----- Collected material -----

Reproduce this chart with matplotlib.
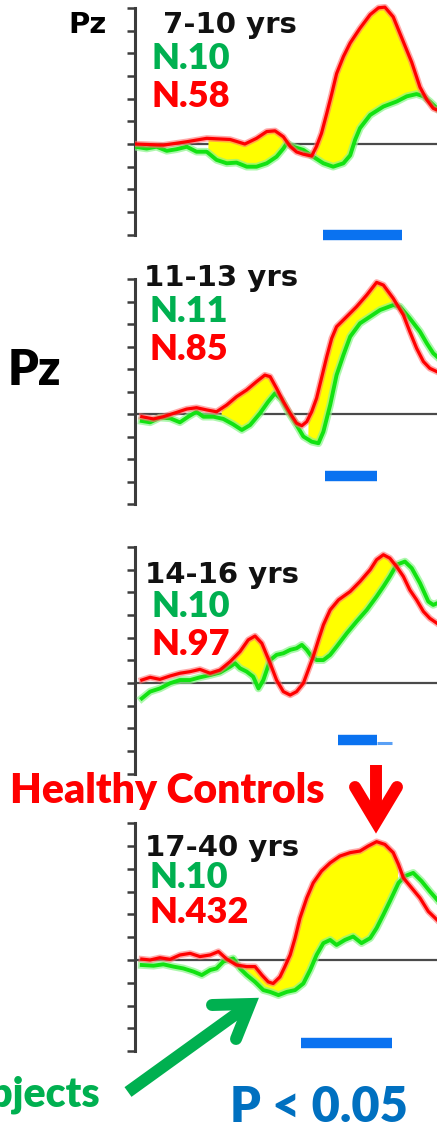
import numpy as np
import matplotlib.pyplot as plt

# Pz averages per age band: time in ms, amplitude in axis tick units
ages = ['7-10 yrs', '11-13 yrs', '14-16 yrs', '17-40 yrs']
n_patients = ['N.10', 'N.11', 'N.10', 'N.10']
n_controls = ['N.58', 'N.85', 'N.97', 'N.432']

t_red_1 = [-100, -25, 37, 90, 152, 191, 222, 249, 271, 293, 311, 328, 346, 368, 381, 394,
           408, 421, 434, 452, 470, 496, 523, 545, 562, 584, 606, 633, 655, 673, 690, 700]
red_1 = [0, -0.05, 0.1, 0.25, 0.2, 0, 0.25, 0.55, 0.58, 0.32, -0.1, -0.35, -0.45, -0.53, -0.1, 0.47,
         1.35, 2.2, 3.1, 3.85, 4.45, 5.1, 5.7, 6.0, 6.03, 5.6, 4.7, 3.6, 2.5, 1.95, 1.57, 1.5]
t_grn_1 = [-100, -69, -43, -16, 10, 37, 63, 90, 116, 143, 169, 196, 222, 249, 275, 293, 302, 319,
           346, 372, 399, 425, 452, 470, 483, 496, 523, 558, 593, 620, 646, 664, 681, 700]
grn_1 = [-0.12, -0.2, -0.12, -0.3, -0.23, -0.12, -0.34, -0.34, -0.7, -0.85, -0.82, -1.0, -1.0, -0.85,
         -0.56, -0.2, 0.03, -0.12, -0.26, -0.56, -0.85, -1.0, -0.85, -0.5, 0.18, 0.7, 1.28, 1.65,
         1.87, 2.1, 2.2, 2.1, 1.87, 1.57]

t_red_2 = [-82, -51, -25, 10, 37, 63, 90, 116, 143, 169, 196, 222, 244, 258, 275, 293, 311, 328,
           342, 355, 368, 381, 394, 408, 421, 434, 461, 487, 514, 540, 558, 584, 611, 628, 646,
           664, 681, 700]
red_2 = [-0.12, -0.22, -0.12, 0.07, 0.22, 0.28, 0.18, 0.1, 0.4, 0.77, 1.07, 1.44, 1.73, 1.66, 1.14,
         0.55, 0.03, -0.41, -0.52, -0.34, 0.1, 0.7, 1.59, 2.55, 3.36, 3.88, 4.33, 4.77, 5.29, 5.85,
         5.73, 5.14, 4.4, 3.66, 2.92, 2.33, 2.03, 1.88]
t_grn_2 = [-82, -60, -34, -7, 19, 41, 63, 81, 108, 134, 160, 183, 205, 231, 253, 271, 289, 306,
           328, 346, 368, 386, 399, 417, 434, 452, 470, 496, 523, 549, 584, 602, 628, 655, 673,
           690, 700]
grn_2 = [-0.31, -0.37, -0.16, -0.19, -0.37, -0.12, 0.1, -0.12, -0.12, -0.22, -0.46, -0.71, -0.49,
         0.03, 0.55, 0.92, 0.62, 0.1, -0.49, -1.0, -1.23, -1.3, -0.79, 0.4, 1.73, 2.62, 3.44, 4.03,
         4.33, 4.62, 4.84, 4.77, 4.25, 3.66, 3.14, 2.7, 2.55]

t_red_3 = [-82, -60, -34, -7, 19, 46, 72, 99, 125, 152, 178, 200, 218, 236, 258, 275, 293, 311,
           328, 346, 359, 372, 386, 399, 417, 439, 470, 496, 523, 540, 558, 575, 593, 611, 628,
           646, 664, 681, 700]
red_3 = [0.13, 0.25, 0.16, 0.31, 0.43, 0.5, 0.6, 0.43, 0.57, 0.94, 1.38, 1.9, 2.07, 1.75, 0.87,
         0.13, -0.38, -0.53, -0.38, -0.01, 0.57, 1.16, 1.9, 2.56, 3.22, 3.66, 4.03, 4.47, 4.99,
         5.43, 5.65, 5.5, 5.13, 4.69, 4.1, 3.66, 3.15, 2.85, 2.63]
t_grn_3 = [-82, -60, -34, -7, 19, 46, 72, 99, 125, 152, 165, 178, 196, 213, 227, 240, 258, 275,
           293, 311, 328, 342, 355, 368, 381, 399, 417, 434, 461, 487, 514, 540, 558, 575, 593,
           615, 633, 655, 677, 690, 700]
grn_3 = [-0.68, -0.38, -0.24, -0.01, 0.13, 0.13, 0.25, 0.35, 0.46, 0.72, 0.87, 0.65, 0.5, 0.28,
         -0.24, 0.13, 1.01, 1.24, 1.31, 1.46, 1.53, 1.68, 1.46, 1.16, 1.01, 1.01, 1.24, 1.6, 2.19,
         2.71, 3.22, 3.81, 4.25, 4.69, 5.21, 5.35, 5.06, 4.4, 3.59, 3.44, 3.51]

t_red_4 = [-82, -60, -34, -7, 19, 46, 72, 99, 121, 143, 169, 196, 218, 236, 253, 266, 284, 297,
           311, 324, 337, 355, 372, 394, 417, 443, 470, 496, 518, 540, 562, 584, 598, 611, 633,
           655, 677, 700]
red_4 = [0.04, 0, 0.1, 0.03, 0.22, 0.29, 0.15, 0.22, 0.37, 0.04, -0.22, -0.29, -0.29, -0.66, -0.96,
         -1.03, -0.74, -0.29, 0.22, 0.96, 1.84, 2.72, 3.38, 3.9, 4.26, 4.56, 4.71, 4.78, 5.0, 5.19,
         5.07, 4.71, 4.19, 3.6, 3.16, 2.72, 2.13, 1.76]
t_grn_4 = [-82, -51, -25, 2, 28, 55, 77, 99, 116, 134, 160, 178, 196, 218, 240, 258, 280, 302,
           324, 346, 364, 381, 399, 417, 434, 456, 478, 500, 523, 540, 558, 575, 598, 615, 637,
           659, 681, 700]
grn_4 = [-0.22, -0.25, -0.19, -0.29, -0.37, -0.51, -0.66, -0.44, -0.37, -0.07, 0.07, -0.37, -0.66,
         -0.96, -1.32, -1.4, -1.54, -1.4, -1.32, -1.03, -0.44, 0.22, 0.74, 0.88, 0.66, 0.88, 1.03,
         0.74, 0.96, 1.4, 1.99, 2.57, 3.38, 3.68, 3.82, 3.46, 3.01, 2.65]

# windows (ms) where controls > patients is shaded
fill_windows = [[(95, 300), (380, 660)],
                [(130, 280), (360, 595)],
                [(165, 260), (365, 595)],
                [(180, 595)]]
# p < 0.05 windows (ms)
sig_windows = [(399, 606), (403, 540), (439, 540), (341, 580)]
sig_tail_3 = (540, 580)

reds = [(t_red_1, red_1), (t_red_2, red_2), (t_red_3, red_3), (t_red_4, red_4)]
grns = [(t_grn_1, grn_1), (t_grn_2, grn_2), (t_grn_3, grn_3), (t_grn_4, grn_4)]

# layout in pixels: zero-line height and size of one tick step
W, H = 437, 1129
zero_px = [144, 414, 683, 960]
unit_px = [22.7, 22.5, 22.7, 22.8]
bar_level = [-4.0, -2.76, -2.5, -3.64]
label_y = [(33, 69, 107), (286, 322, 360), (583, 617, 655), (856, 888, 923)]
label_x = [(163, 152), (144, 150), (145, 152), (145, 150)]

RED, RED_GLOW = '#ff0000', '#ff7070'
GRN, GRN_GLOW = '#12e212', '#8af58a'
OFFICE_GREEN = '#00b050'
AXC = '#3c3c3c'
CAL = dict(family='Lato', fontweight='heavy')

fig = plt.figure(figsize=(W / 100, H / 100), dpi=100)
ylo, yhi = -4.6, 6.6

for i in range(4):
    bottom = zero_px[i] + (-ylo) * unit_px[i]
    ax = fig.add_axes([135 / W, 1 - bottom / H, 302 / W, (yhi - ylo) * unit_px[i] / H])
    ax.patch.set_alpha(0)
    ax.set_xlim(-100, 700)
    ax.set_ylim(ylo, yhi)
    for s in ['top', 'right', 'bottom']:
        ax.spines[s].set_visible(False)
    ax.spines['left'].set_bounds(-4, 6)
    ax.spines['left'].set_color(AXC)
    ax.spines['left'].set_linewidth(2.2)
    ax.set_xticks([])
    ax.set_yticks(np.arange(-4, 7))
    ax.tick_params(axis='y', direction='out', length=5.5, width=1.8, color=AXC, labelleft=False)
    ax.axhline(0, color='#4a4a4a', lw=1.6, zorder=1)

    tr, vr = reds[i]
    tg, vg = grns[i]
    grid = np.arange(-100, 701, 1.0)
    r_on = np.interp(grid, tr, vr)
    g_on = np.interp(grid, tg, vg)
    inside = np.zeros_like(grid, dtype=bool)
    for a, b in fill_windows[i]:
        inside |= (grid >= a) & (grid <= b)
    ax.fill_between(grid, g_on, r_on, where=inside & (r_on > g_on), interpolate=True,
                    color='#ffff00', lw=0, zorder=2)

    ax.plot(tg, vg, color=GRN_GLOW, lw=5.5, alpha=0.7, zorder=3, solid_joinstyle='round')
    ax.plot(tg, vg, color=GRN, lw=2.8, zorder=4, solid_joinstyle='round')
    ax.plot(tr, vr, color=RED_GLOW, lw=4.6, alpha=0.6, zorder=5, solid_joinstyle='round')
    ax.plot(tr, vr, color=RED, lw=2.3, zorder=6, solid_joinstyle='round')

    a, b = sig_windows[i]
    ax.plot([a, b], [bar_level[i]] * 2, color='#0a72f0', lw=7.5, solid_capstyle='butt', zorder=6)
    if i == 2:
        ax.plot(sig_tail_3, [bar_level[i] - 0.15] * 2, color='#5aa0f5', lw=2.2,
                solid_capstyle='butt', zorder=6)

# text and arrows on a pixel-space overlay
ov = fig.add_axes([0, 0, 1, 1], zorder=10)
ov.set_xlim(0, W)
ov.set_ylim(H, 0)
ov.axis('off')
ov.patch.set_alpha(0)

ov.text(68, 33, 'Pz', fontsize=21, fontweight='bold', family='DejaVu Sans', color='black')
ov.text(8, 385, 'Pz', fontsize=35, color='black', **CAL)

for i in range(4):
    y_age, y_p, y_c = label_y[i]
    x_age, x_n = label_x[i]
    ov.text(x_age, y_age, ages[i], fontsize=21, fontweight='bold', family='DejaVu Sans',
            color='#111111')
    ov.text(x_n, y_p, n_patients[i], fontsize=26, color=OFFICE_GREEN, **CAL)
    ov.text(x_n, y_c, n_controls[i], fontsize=26, color=RED, **CAL)

ov.text(10, 803, 'Healthy Controls', fontsize=29.5, color=RED, **CAL)
ov.text(100, 1107, 'Subjects', fontsize=29.5, color=OFFICE_GREEN, ha='right', **CAL)
ov.text(230, 1122, 'P < 0.05', fontsize=35, color='#0070c0', **CAL)

# red arrow pointing at the control peak
ov.plot([376, 376], [765, 822], color=RED, lw=8.6, solid_capstyle='butt')
ov.plot([355, 376, 397], [787, 822, 787], color=RED, lw=8.6,
        solid_capstyle='round', solid_joinstyle='miter')
# green arrow pointing at the patient trough
ov.plot([128, 250], [1092, 1004], color=OFFICE_GREEN, lw=8.6, solid_capstyle='butt')
ov.plot([212, 250, 236], [1005, 1004, 1039], color=OFFICE_GREEN, lw=8.6,
        solid_capstyle='round', solid_joinstyle='miter')

fig.savefig('out.png', dpi=100)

-----

• _The request_: Omit the pictures, then repeat exactly each line from the beginning of the listing through the line with "1.87, 2.1, 2.2, 2.1, 1.87, 1.57]".

• _Task response_:
Reproduce this chart with matplotlib.
import numpy as np
import matplotlib.pyplot as plt

# Pz averages per age band: time in ms, amplitude in axis tick units
ages = ['7-10 yrs', '11-13 yrs', '14-16 yrs', '17-40 yrs']
n_patients = ['N.10', 'N.11', 'N.10', 'N.10']
n_controls = ['N.58', 'N.85', 'N.97', 'N.432']

t_red_1 = [-100, -25, 37, 90, 152, 191, 222, 249, 271, 293, 311, 328, 346, 368, 381, 394,
           408, 421, 434, 452, 470, 496, 523, 545, 562, 584, 606, 633, 655, 673, 690, 700]
red_1 = [0, -0.05, 0.1, 0.25, 0.2, 0, 0.25, 0.55, 0.58, 0.32, -0.1, -0.35, -0.45, -0.53, -0.1, 0.47,
         1.35, 2.2, 3.1, 3.85, 4.45, 5.1, 5.7, 6.0, 6.03, 5.6, 4.7, 3.6, 2.5, 1.95, 1.57, 1.5]
t_grn_1 = [-100, -69, -43, -16, 10, 37, 63, 90, 116, 143, 169, 196, 222, 249, 275, 293, 302, 319,
           346, 372, 399, 425, 452, 470, 483, 496, 523, 558, 593, 620, 646, 664, 681, 700]
grn_1 = [-0.12, -0.2, -0.12, -0.3, -0.23, -0.12, -0.34, -0.34, -0.7, -0.85, -0.82, -1.0, -1.0, -0.85,
         -0.56, -0.2, 0.03, -0.12, -0.26, -0.56, -0.85, -1.0, -0.85, -0.5, 0.18, 0.7, 1.28, 1.65,
         1.87, 2.1, 2.2, 2.1, 1.87, 1.57]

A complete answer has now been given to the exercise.